Influence conversions in multi-channel touchpoints

Michael (MJ) AllenMichael J. (MJ) Allen
Contact | Michael (MJ) Allen Linkedin Profile LinkedIn
Jan 03

Every week I try to get out to my sanctuary for an hour or two; the soccer pitch. Its the few places where I can unplug from the daily stress and routines of life and work.

The other night our team had a solid game …rather a blow out of a 11-3. Almost everyone on our team had put the ball into the net. This got me thinking what worked extremely well that evening to pull it off.

My intention wasn’t to analyze this to determine the goal scoring MVP, but instead understand the touch points in the game that influenced scoring each goal.

For example, in those paths we took the ball down the field, who touched the ball, in what order, on what side of the field, etc. before the last person touched it to score.

It got me thinking that soccer, like many other team-based sports, it is not much different than the outcomes I deal with in digital strategies I’ve led for various brands who rely on multiple marketing sources and channels to drive demand, leads and customers.

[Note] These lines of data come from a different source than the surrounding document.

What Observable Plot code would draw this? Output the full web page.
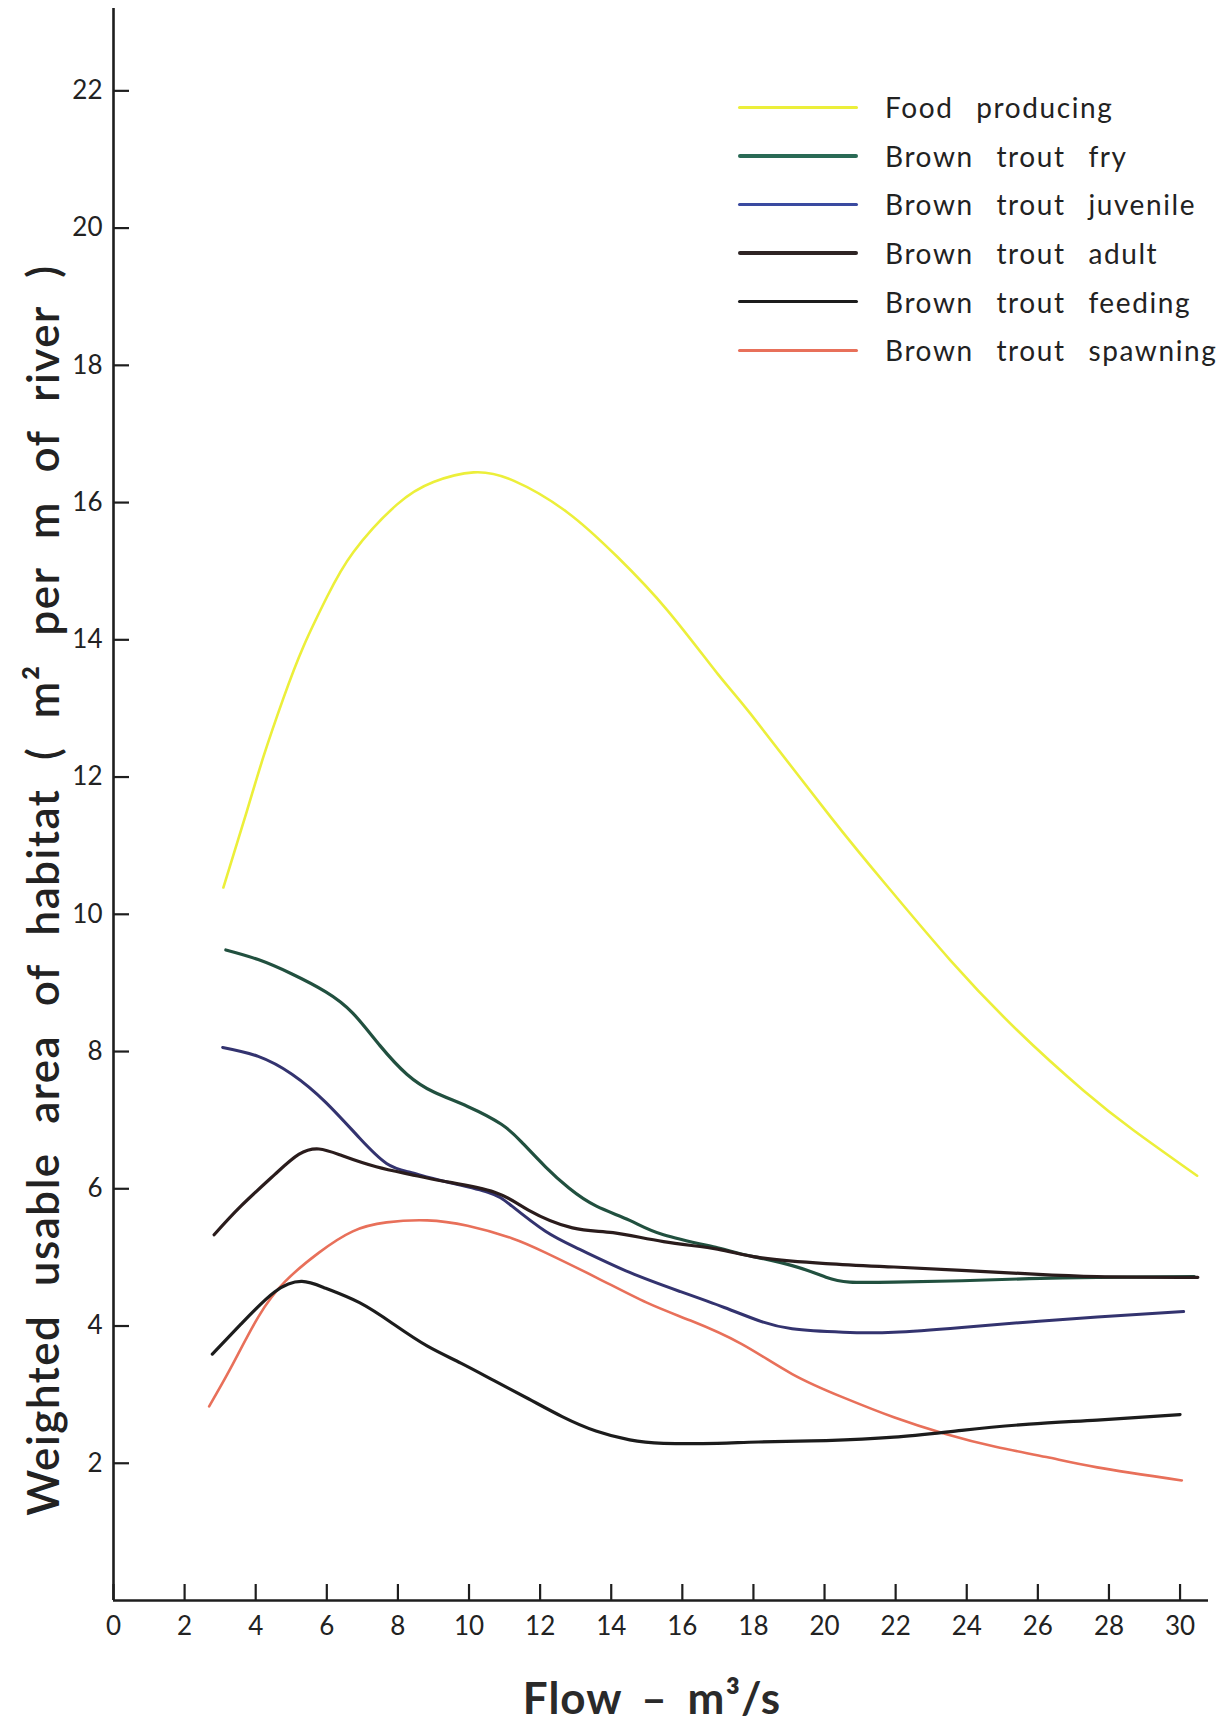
<!DOCTYPE html>
<html>
<head>
<meta charset="utf-8">
<script src="https://cdn.jsdelivr.net/npm/d3@7"></script>
<script src="https://cdn.jsdelivr.net/npm/@observablehq/plot@0.6"></script>
<style>
  html, body { margin: 0; padding: 0; background: #ffffff; }
  #wrap { position: relative; width: 1229px; height: 1729px; font-family: Lato, "Noto Sans", sans-serif; color: #222; }
  #chart { position: absolute; left: 0; top: 0; }
  #ylabel { position: absolute; left: 42px; top: 890px; transform: translate(-50%, -50%) rotate(-90deg);
            white-space: nowrap; font-size: 44px; font-weight: 600; letter-spacing: 1.5px; word-spacing: 16px; color: #222; }
  #xlabel { position: absolute; left: 652px; top: 1697px; transform: translate(-50%, -50%);
            white-space: nowrap; font-size: 44px; font-weight: 700; letter-spacing: 1px; word-spacing: 8px; color: #2a2a2a; }
  #legend { position: absolute; left: 738px; top: 83px; }
  .row { display: flex; align-items: center; height: 48.6px; }
  .swatch { width: 120px; height: 3.5px; border-radius: 2px; margin-right: 27px; }
  .lab { font-size: 28px; letter-spacing: 1.6px; word-spacing: 14px; color: #222; white-space: nowrap; }
</style>
</head>
<body>
<div id="wrap">
  <div id="chart"></div>
  <div id="ylabel"></div>
  <div id="xlabel"></div>
  <div id="legend"></div>
</div>
<script>
// ---- data (flow m3/s, weighted usable area m2 per m of river) ----
const seriesNames = ["Food producing", "Brown trout fry", "Brown trout juvenile", "Brown trout adult", "Brown trout feeding", "Brown trout spawning"];
const seriesColors = ["#ecef3a", "#21503f", "#33336f", "#2a1c1c", "#1c1c1c", "#e8705a"];
const legendColors = ["#ecef3a", "#2a6a55", "#3a4aa0", "#2e2424", "#1c1c1c", "#e8705a"];

const foodProducing = [[3.09,10.39],[3.75,11.5],[4.22,12.3],[4.78,13.15],[5.34,13.9],[6.0,14.62],[6.75,15.28],[7.97,15.97],[9.0,16.3],[10.13,16.44],[11.25,16.32],[12.76,15.86],[14.17,15.21],[15.58,14.43],[17.0,13.5],[17.92,12.92],[20.17,11.42],[21.86,10.35],[23.54,9.33],[25.42,8.31],[27.29,7.43],[28.7,6.85],[30.48,6.19]];
const troutFry = [[3.16,9.48],[4.07,9.34],[5.02,9.13],[5.97,8.87],[6.73,8.56],[7.49,8.09],[8.25,7.67],[9.01,7.41],[9.96,7.2],[10.91,6.94],[11.48,6.68],[12.15,6.32],[12.81,6.01],[13.57,5.75],[14.52,5.54],[15.47,5.33],[16.99,5.14],[17.66,5.05],[19.09,4.88],[20.04,4.71],[20.71,4.64],[21.95,4.64],[23.86,4.66],[25.76,4.69],[27.67,4.71],[30.4,4.72]];
const troutJuvenile = [[3.07,8.06],[4.07,7.93],[5.02,7.67],[5.97,7.26],[6.92,6.74],[7.68,6.37],[8.34,6.24],[9.29,6.11],[10.53,5.95],[11.2,5.75],[12.15,5.38],[13.1,5.12],[14.52,4.78],[15.95,4.5],[17.18,4.27],[18.14,4.08],[19.09,3.96],[20.52,3.91],[21.95,3.91],[23.86,3.98],[25.76,4.06],[27.67,4.13],[30.1,4.21]];
const troutAdult = [[2.83,5.33],[3.59,5.75],[4.54,6.21],[5.21,6.5],[5.78,6.58],[6.44,6.48],[7.39,6.32],[8.34,6.21],[9.29,6.11],[10.72,5.95],[11.67,5.69],[12.91,5.43],[14.05,5.36],[15.47,5.23],[16.99,5.12],[18.14,5.0],[20.04,4.91],[21.95,4.86],[23.86,4.81],[25.76,4.76],[27.67,4.72],[30.5,4.71]];
const troutFeeding = [[2.78,3.59],[3.59,4.03],[4.54,4.5],[5.3,4.65],[5.97,4.55],[6.92,4.34],[7.87,4.03],[8.82,3.71],[9.77,3.46],[10.72,3.2],[11.67,2.94],[12.62,2.68],[13.57,2.47],[14.52,2.34],[15.47,2.29],[16.99,2.29],[18.14,2.31],[20.04,2.33],[21.95,2.38],[23.86,2.48],[25.76,2.57],[27.67,2.63],[30.0,2.71]];
const troutSpawning = [[2.69,2.83],[3.31,3.4],[4.07,4.13],[4.83,4.65],[5.78,5.07],[6.73,5.38],[7.68,5.51],[8.82,5.54],[9.96,5.46],[11.2,5.28],[12.15,5.07],[13.57,4.71],[15.0,4.34],[16.23,4.08],[17.66,3.74],[19.09,3.3],[20.52,2.96],[21.95,2.67],[23.38,2.43],[24.81,2.24],[26.24,2.09],[27.67,1.94],[30.05,1.75]];

const xTicks = [0,2,4,6,8,10,12,14,16,18,20,22,24,26,28,30];
const yTicks = [2,4,6,8,10,12,14,16,18,20,22];
const yLabelText = "Weighted usable area of habitat ( m² per m of river )";
const xLabelText = "Flow – m³/s";

// ---- build table ----
const seriesData = [foodProducing, troutFry, troutJuvenile, troutAdult, troutFeeding, troutSpawning];
const rows = [];
seriesData.forEach((pts, i) => pts.forEach(([x, y]) => rows.push({series: seriesNames[i], x, y})));
const drawOrder = [0, 5, 1, 2, 3, 4];
const widths = [2.6, 3.2, 3.0, 3.2, 3.2, 2.6];

const lineMarks = drawOrder.map(i => Plot.line(rows.filter(r => r.series === seriesNames[i]), {
  x: "x", y: "y", stroke: seriesColors[i], strokeWidth: widths[i], curve: "natural", strokeLinecap: "round"
}));

const chart = Plot.plot({
  width: 1229,
  height: 1729,
  marginLeft: 113,
  marginRight: 21,
  marginTop: 8,
  marginBottom: 129,
  style: {fontFamily: "Lato, 'Noto Sans', sans-serif", background: "#ffffff", color: "#222"},
  x: {domain: [0, 30.8]},
  y: {domain: [0, 23.2]},
  marks: [
    ...lineMarks,
    Plot.ruleY([0], {stroke: "#1e1e1e", strokeWidth: 2.6}),
    Plot.ruleX([0], {stroke: "#1e1e1e", strokeWidth: 2.6}),
    Plot.axisY(yTicks, {tickSize: -16, tickPadding: 27, fontSize: 26, strokeWidth: 2.2, stroke: "#1e1e1e", fill: "#222", label: null, tickFormat: d => String(d)}),
    Plot.axisX(xTicks, {tickSize: -16, tickPadding: 32, fontSize: 26, strokeWidth: 2.2, stroke: "#1e1e1e", fill: "#222", label: null, tickFormat: d => String(d)})
  ]
});
document.getElementById("chart").appendChild(chart);

document.getElementById("ylabel").textContent = yLabelText;
document.getElementById("xlabel").textContent = xLabelText;

const legend = document.getElementById("legend");
seriesNames.forEach((name, i) => {
  const row = document.createElement("div");
  row.className = "row";
  const sw = document.createElement("div");
  sw.className = "swatch";
  sw.style.background = legendColors[i];
  const lab = document.createElement("div");
  lab.className = "lab";
  lab.textContent = name;
  row.appendChild(sw);
  row.appendChild(lab);
  legend.appendChild(row);
});
</script>
</body>
</html>
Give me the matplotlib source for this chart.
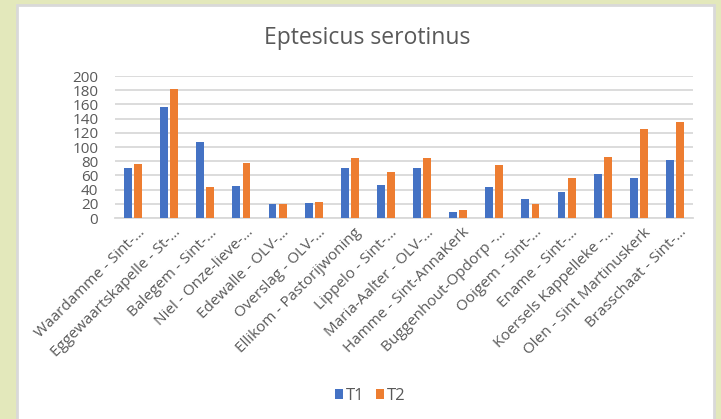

In the game, every player walks onto the pitch with a common vision, performs a specific function in their position, and plays together as a team with one common goal; put the ball in the back of the oppositions net.

Similar to digital strategy, our teams of experts and the online channels they specialize; Search, Affiliate, Social, Online Display, Paid Search, Business Intelligence & Analytics, Email, UX Designers, Developers, and even the team of offline channels, all work together toward a common goal.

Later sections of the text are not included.